REQUIREMENT =
Return all lines in the material below that contain "diagram".

EXERCISE MATERIAL =
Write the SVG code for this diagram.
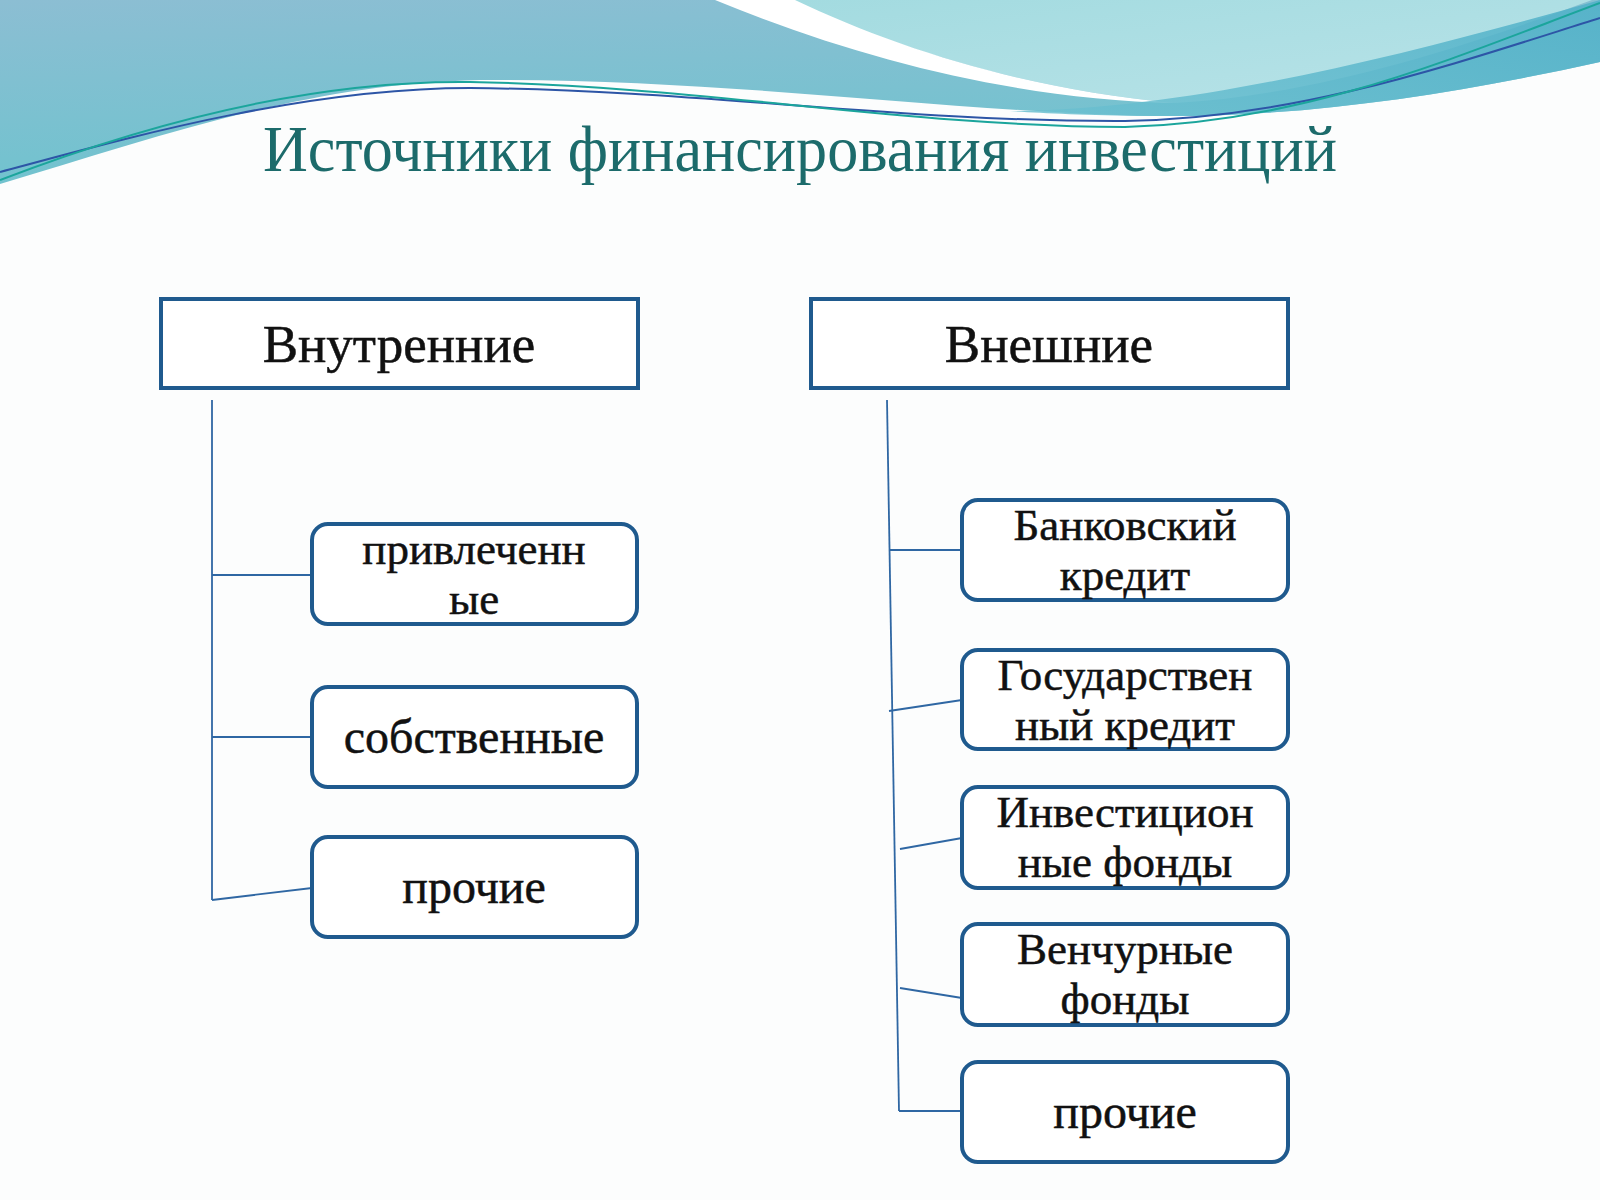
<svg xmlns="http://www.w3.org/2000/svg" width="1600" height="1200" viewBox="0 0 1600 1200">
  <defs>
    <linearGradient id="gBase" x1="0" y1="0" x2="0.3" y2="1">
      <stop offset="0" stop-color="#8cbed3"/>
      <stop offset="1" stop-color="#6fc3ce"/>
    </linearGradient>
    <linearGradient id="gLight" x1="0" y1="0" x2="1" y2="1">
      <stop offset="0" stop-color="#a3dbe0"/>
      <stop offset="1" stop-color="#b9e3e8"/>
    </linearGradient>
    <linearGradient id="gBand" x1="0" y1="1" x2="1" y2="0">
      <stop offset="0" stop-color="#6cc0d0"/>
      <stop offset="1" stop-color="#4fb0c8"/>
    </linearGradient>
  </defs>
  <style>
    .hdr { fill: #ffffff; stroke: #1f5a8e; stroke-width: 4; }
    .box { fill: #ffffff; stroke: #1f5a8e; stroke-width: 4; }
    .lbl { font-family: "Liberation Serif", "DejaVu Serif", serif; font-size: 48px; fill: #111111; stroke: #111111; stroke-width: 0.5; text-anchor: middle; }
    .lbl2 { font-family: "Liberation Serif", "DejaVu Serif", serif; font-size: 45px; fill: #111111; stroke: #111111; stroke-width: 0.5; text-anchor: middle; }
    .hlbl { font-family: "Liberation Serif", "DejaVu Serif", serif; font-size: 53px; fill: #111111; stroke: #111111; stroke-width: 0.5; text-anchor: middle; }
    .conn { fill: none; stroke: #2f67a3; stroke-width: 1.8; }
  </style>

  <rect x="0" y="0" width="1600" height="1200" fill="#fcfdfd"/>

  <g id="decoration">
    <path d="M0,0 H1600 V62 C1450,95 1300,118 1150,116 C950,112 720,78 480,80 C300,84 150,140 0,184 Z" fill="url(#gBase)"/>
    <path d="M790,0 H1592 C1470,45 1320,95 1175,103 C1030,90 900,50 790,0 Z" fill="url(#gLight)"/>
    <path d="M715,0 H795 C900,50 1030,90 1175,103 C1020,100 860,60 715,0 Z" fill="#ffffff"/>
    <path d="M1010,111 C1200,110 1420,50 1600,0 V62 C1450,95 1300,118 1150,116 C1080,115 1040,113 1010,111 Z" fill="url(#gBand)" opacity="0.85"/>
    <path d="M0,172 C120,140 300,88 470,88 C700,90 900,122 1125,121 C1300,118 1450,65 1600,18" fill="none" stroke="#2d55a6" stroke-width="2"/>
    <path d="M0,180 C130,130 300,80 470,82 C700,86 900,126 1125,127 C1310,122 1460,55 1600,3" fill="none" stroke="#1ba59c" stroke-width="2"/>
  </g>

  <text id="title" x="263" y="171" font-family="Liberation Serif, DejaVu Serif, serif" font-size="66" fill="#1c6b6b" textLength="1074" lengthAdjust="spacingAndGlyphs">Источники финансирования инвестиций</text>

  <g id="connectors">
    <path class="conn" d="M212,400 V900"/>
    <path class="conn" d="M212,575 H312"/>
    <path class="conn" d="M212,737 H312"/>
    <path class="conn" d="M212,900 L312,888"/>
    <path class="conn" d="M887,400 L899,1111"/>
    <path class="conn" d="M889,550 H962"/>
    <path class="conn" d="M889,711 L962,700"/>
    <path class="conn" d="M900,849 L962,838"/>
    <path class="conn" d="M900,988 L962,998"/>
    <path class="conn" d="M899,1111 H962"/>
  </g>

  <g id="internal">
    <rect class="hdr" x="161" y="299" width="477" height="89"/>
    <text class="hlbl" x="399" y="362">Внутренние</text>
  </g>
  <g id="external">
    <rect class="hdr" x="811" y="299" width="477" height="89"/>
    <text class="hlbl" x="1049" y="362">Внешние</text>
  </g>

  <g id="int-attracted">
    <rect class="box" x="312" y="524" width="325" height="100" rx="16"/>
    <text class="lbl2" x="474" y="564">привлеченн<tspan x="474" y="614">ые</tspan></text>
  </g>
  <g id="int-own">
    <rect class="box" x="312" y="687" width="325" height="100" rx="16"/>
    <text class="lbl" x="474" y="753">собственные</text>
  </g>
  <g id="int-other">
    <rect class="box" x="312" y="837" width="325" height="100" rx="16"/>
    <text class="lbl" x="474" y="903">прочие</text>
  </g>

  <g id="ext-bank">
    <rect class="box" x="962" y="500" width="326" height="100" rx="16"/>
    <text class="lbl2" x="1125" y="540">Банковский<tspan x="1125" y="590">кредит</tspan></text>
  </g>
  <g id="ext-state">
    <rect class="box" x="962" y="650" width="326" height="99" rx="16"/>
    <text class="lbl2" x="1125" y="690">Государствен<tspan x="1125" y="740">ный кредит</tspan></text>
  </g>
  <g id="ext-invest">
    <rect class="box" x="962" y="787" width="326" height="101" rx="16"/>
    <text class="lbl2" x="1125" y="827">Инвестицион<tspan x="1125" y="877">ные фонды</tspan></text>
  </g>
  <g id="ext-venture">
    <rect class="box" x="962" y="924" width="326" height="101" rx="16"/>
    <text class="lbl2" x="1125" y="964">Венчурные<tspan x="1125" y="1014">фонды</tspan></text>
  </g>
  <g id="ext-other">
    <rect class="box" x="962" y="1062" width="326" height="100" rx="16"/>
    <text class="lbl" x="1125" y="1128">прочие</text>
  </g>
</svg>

==

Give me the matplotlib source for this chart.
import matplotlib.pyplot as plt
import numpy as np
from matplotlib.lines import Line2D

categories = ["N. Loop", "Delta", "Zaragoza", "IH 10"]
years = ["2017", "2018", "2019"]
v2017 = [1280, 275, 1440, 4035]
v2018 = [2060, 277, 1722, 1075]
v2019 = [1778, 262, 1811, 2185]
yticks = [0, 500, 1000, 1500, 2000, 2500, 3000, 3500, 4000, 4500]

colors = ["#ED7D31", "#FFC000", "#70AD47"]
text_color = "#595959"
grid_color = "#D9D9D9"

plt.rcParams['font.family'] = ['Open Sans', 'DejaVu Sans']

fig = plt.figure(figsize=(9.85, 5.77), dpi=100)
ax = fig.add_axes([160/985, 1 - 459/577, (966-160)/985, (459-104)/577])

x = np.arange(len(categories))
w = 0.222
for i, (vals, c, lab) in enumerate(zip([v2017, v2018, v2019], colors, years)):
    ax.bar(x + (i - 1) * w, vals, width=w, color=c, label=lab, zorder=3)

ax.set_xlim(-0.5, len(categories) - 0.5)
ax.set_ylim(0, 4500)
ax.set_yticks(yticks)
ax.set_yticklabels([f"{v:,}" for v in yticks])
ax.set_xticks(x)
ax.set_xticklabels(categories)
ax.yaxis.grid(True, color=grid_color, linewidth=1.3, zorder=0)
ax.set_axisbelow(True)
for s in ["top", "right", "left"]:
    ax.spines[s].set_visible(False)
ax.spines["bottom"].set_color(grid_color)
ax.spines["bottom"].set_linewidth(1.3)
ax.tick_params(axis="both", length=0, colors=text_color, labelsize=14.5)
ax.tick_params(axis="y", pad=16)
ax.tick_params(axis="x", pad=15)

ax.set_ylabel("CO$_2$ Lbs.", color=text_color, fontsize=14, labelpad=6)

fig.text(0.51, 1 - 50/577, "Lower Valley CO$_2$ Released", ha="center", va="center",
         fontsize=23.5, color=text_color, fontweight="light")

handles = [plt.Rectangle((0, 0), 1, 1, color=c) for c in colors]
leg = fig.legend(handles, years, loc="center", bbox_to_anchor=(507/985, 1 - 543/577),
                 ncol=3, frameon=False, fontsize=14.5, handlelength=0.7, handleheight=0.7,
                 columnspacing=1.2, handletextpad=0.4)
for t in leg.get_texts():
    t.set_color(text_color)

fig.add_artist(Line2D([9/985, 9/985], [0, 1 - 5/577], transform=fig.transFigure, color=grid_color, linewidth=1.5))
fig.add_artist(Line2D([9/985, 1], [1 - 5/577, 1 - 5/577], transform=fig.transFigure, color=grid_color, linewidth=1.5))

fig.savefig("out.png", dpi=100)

---

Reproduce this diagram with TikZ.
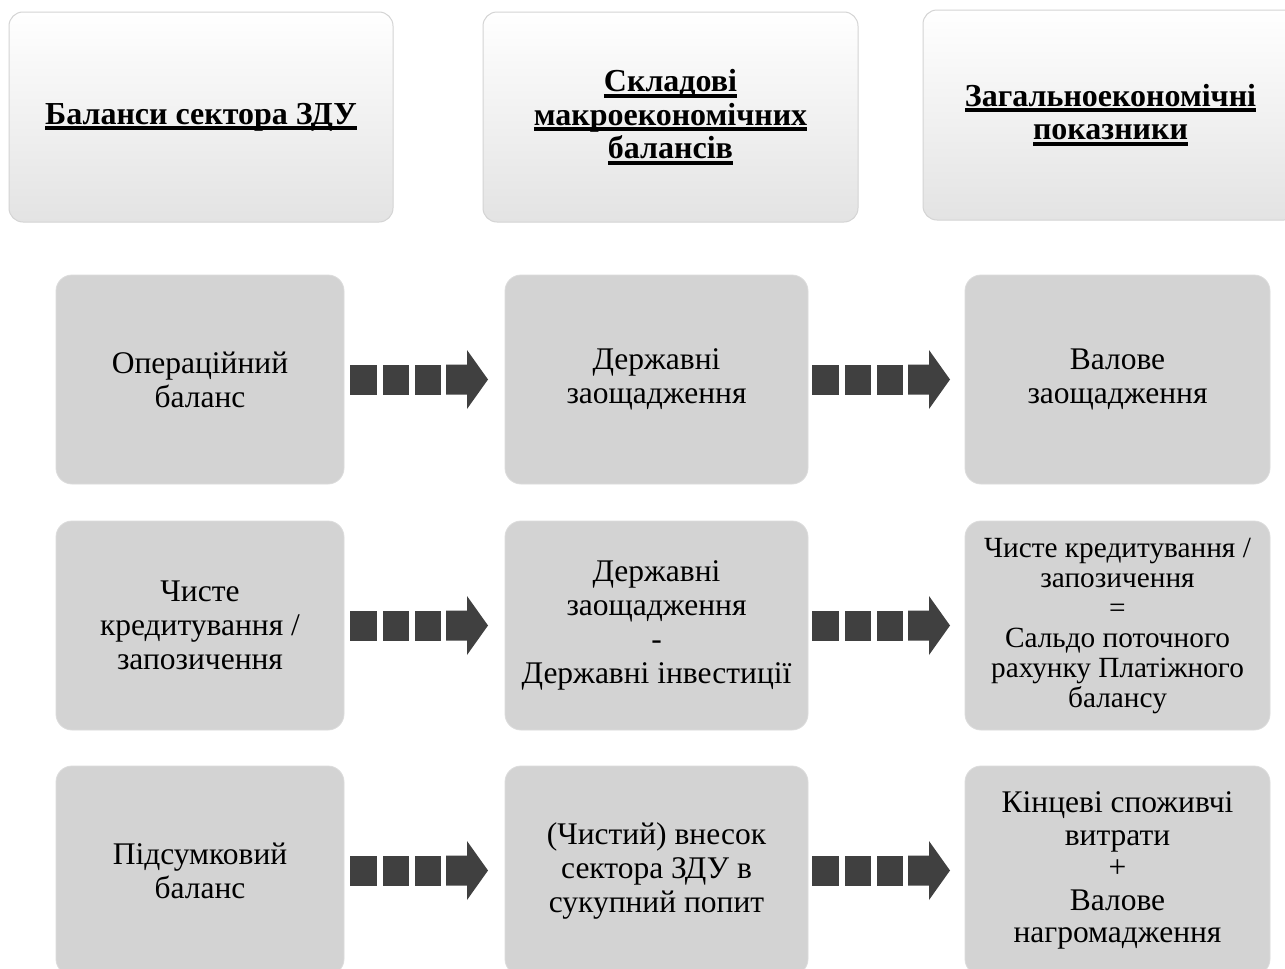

OUTPUT OF THE EXERCISE =
Write the SVG code for this diagram.
Reproduce this diagram with TikZ.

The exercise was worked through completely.